Впрочем, не думаю, что было бы верно утверждать в контексте Числа и Сирены, мол, Мейясу заигрывает с христианством или же пытается присвоить его. То, что он на деле пытается провернуть, гораздо смелее и, можно сказать, безумнее: он хочет сделать христианство лучше. Он хочет создать нечто более мощное, нежели христианство, что радикализирует самые дикие надежды христиан, и это могло бы выйти, коль скоро основано скорее на радикальной контингентности вселенной, чем на иллюзии трансцендентного Бога.

В Числе и Сирене он, следовательно, не заявляет, что Малларме – Иисус, а, скорее, что он лучше, чем Иисус. Для Мейясу, Малларме совершил что-то реальное, показав, что человек способен достичь бесконечного. Этому, несомненно, трудно учить – кто примет такое? Но насколько это бесспорно дерзкое учение, настолько же заслуживающее внимания, ведь оно продолжает развиваться.



[1] Ранние христиане верили, что Иисус лишь первый восставший из мертвых – он был началом череды событий, которые бы привели к воскрешению всех когда-либо умерших, и они пришли бы, чтобы населить утопическое Божественное Царство.

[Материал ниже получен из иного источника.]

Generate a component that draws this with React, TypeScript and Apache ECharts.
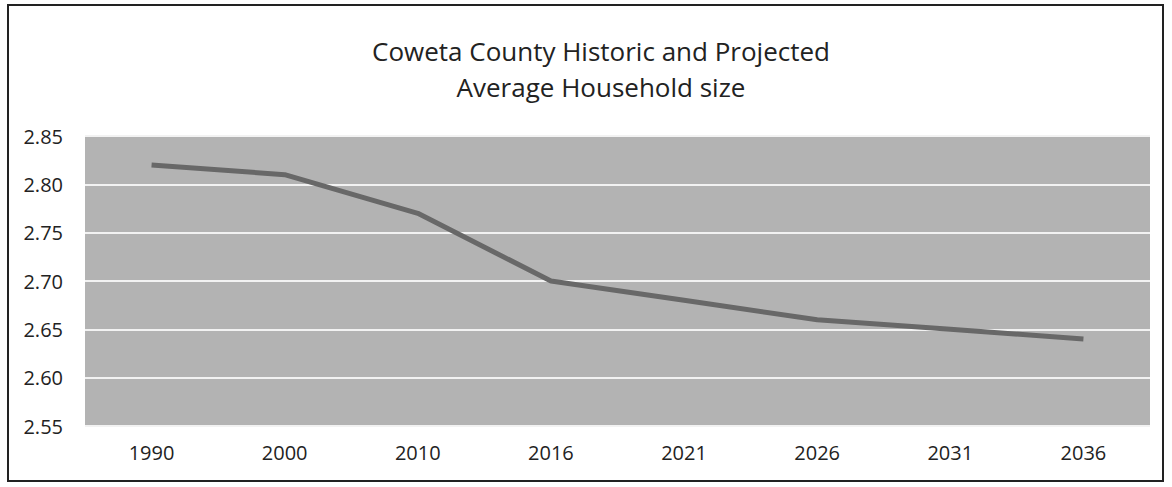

Лишь позднее христиане попытались примирить эту идею с понятием бессмертия души, пришедшим от греческих философов, например, Платона. Изначальная версия христианского искупления заключалась не в том, чтобы бежать от тела, дабы душа могла жить в раю, а в наслаждении обновленным и бессмертным телесным существованием.  

[2] Эта школа теологии, вдохновляемая Гегелем, занимает радикальную позицию по отношению к смерти Иисуса на кресте. Традиционная теология рассматривала Иисуса как воплощение одной из ипостасей божественной Троицы, Бога Сына, и затем заявляла, что, строго говоря, лишь его человеческая природа подверглась страданиям и смерти. Гегель и Альтицер отвергают это: для них, когда Бог воплотился в Иисусе, он пошел до конца. Все, что значило быть Богом, было истощено в Христе, и когда он умер, эта божественность была опустошена в мир. Короче, благая весть Евангелия в том, что Бог умер.